Zuma was born on April 12, 1942 in Inkandla, KwaZulu-Natal Province. His father died at the end of World War II, after which his mother took up employment as a domestic worker in Durban. He spent his childhood moving between Zululand and the suburbs of Durban, and by age 15 took on odd jobs to supplement his mother's income.

 

 

Owing to his deprived childhood, Zuma did not receive any formal schooling. Heavily influenced by a trade unionist family member, he became involved in politics at an early age and joined the African National Congress in 1959. He became an active member of Umkhonto We Sizwe in 1962, following the banning of the ANC in 1960.

 

 

While on his way out of the country in 1963, he was arrested with a group of 45 recruits near Zeerust in what was then the western Transvaal (now the Northern West Province).

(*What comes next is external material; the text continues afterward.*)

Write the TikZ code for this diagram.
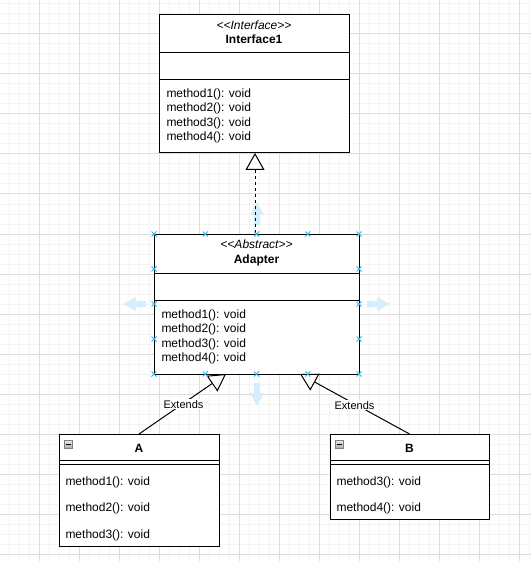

Convicted of conspiring to overthrow the government, he was sentenced to 10 years' imprisonment, which he served on Robben Island.

 

 

After his release, Zuma helped mobilise internal resistance and was instrumental in the re-establishment of ANC underground structures in the then Natal province, (KwaZulu-Natal) between 1973 and 1975.

 

 

He left South Africa in 1975 and for the next 12 years, based first in Swaziland and then Mozambique, dealt with thousands of young exiles who poured out of South Africa in the wake of the Soweto uprising.

 

 

He lived in several African countries working for the ANC, where he rose rapidly through the ranks to become a member of the ANC National Executive Committee in 1977.

 

 

Following the unbanning of the ANC in February 1990, Zuma was one of the first ANC leaders to return to South Africa to begin the process of negotiations, and was instrumental in organising the Groote Schuur Minute between the F.W. de Klerk regime and the ANC that reached important decisions about the return of exiles and the release of political prisoners.